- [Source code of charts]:
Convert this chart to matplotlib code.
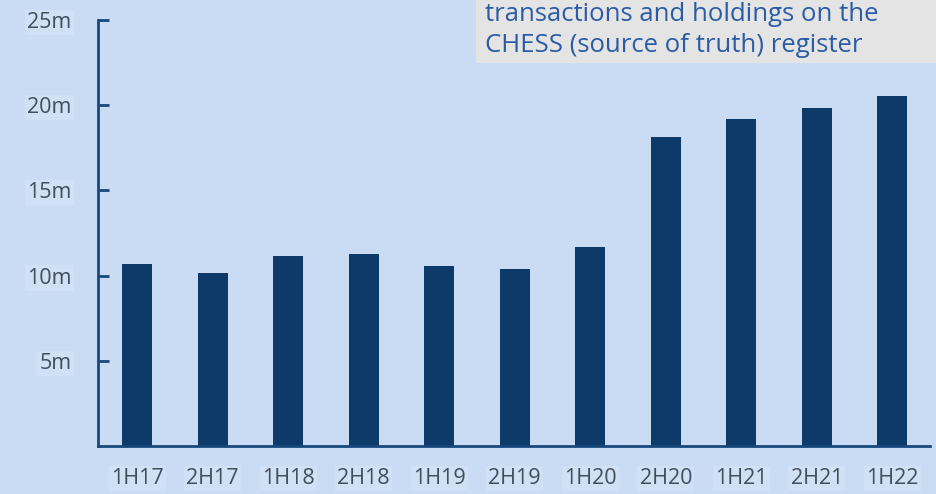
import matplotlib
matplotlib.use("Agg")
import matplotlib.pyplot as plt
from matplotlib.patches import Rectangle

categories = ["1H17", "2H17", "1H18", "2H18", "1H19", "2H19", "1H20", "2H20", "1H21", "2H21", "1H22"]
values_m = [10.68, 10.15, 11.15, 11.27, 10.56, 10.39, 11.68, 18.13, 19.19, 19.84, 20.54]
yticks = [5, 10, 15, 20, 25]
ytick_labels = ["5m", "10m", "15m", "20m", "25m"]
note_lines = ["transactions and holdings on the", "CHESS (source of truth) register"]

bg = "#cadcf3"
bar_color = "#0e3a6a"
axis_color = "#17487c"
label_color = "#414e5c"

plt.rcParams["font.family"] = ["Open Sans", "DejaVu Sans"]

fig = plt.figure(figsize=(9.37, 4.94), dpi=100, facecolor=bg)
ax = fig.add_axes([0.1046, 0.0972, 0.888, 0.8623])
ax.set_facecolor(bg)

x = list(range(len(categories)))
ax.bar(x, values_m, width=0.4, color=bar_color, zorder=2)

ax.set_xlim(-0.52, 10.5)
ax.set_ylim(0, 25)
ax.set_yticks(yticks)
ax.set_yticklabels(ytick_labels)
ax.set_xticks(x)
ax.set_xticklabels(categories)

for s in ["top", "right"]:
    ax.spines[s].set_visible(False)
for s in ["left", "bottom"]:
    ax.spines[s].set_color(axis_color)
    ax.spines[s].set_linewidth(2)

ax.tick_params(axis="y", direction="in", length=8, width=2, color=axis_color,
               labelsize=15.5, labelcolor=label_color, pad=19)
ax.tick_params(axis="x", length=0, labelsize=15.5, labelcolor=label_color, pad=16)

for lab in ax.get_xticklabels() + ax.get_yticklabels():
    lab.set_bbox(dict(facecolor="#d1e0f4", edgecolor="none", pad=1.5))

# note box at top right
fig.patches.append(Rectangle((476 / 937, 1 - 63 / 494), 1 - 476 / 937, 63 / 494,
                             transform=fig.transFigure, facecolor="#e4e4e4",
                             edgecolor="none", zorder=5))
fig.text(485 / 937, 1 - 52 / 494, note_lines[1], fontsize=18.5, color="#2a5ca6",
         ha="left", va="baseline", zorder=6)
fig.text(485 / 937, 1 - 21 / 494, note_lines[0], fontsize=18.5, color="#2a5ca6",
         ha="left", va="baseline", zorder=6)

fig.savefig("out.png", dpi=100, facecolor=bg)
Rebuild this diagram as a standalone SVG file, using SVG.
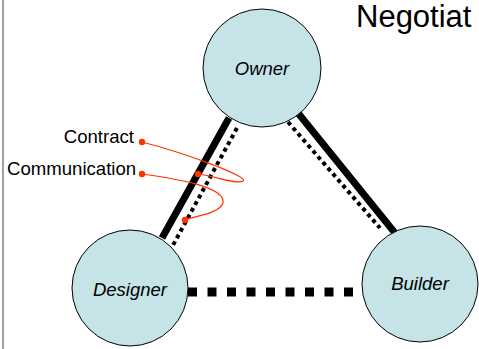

- [Stated goal]:
Transcribe exactly, please, the lines between the start of the records above and the line holding "ax.bar(x, values_m, width=0.4, color=bar_color, zorder=2)", counting both of those lines and omitting pictures.

- [Solved exercise]:
Convert this chart to matplotlib code.
import matplotlib
matplotlib.use("Agg")
import matplotlib.pyplot as plt
from matplotlib.patches import Rectangle

categories = ["1H17", "2H17", "1H18", "2H18", "1H19", "2H19", "1H20", "2H20", "1H21", "2H21", "1H22"]
values_m = [10.68, 10.15, 11.15, 11.27, 10.56, 10.39, 11.68, 18.13, 19.19, 19.84, 20.54]
yticks = [5, 10, 15, 20, 25]
ytick_labels = ["5m", "10m", "15m", "20m", "25m"]
note_lines = ["transactions and holdings on the", "CHESS (source of truth) register"]

bg = "#cadcf3"
bar_color = "#0e3a6a"
axis_color = "#17487c"
label_color = "#414e5c"

plt.rcParams["font.family"] = ["Open Sans", "DejaVu Sans"]

fig = plt.figure(figsize=(9.37, 4.94), dpi=100, facecolor=bg)
ax = fig.add_axes([0.1046, 0.0972, 0.888, 0.8623])
ax.set_facecolor(bg)

x = list(range(len(categories)))
ax.bar(x, values_m, width=0.4, color=bar_color, zorder=2)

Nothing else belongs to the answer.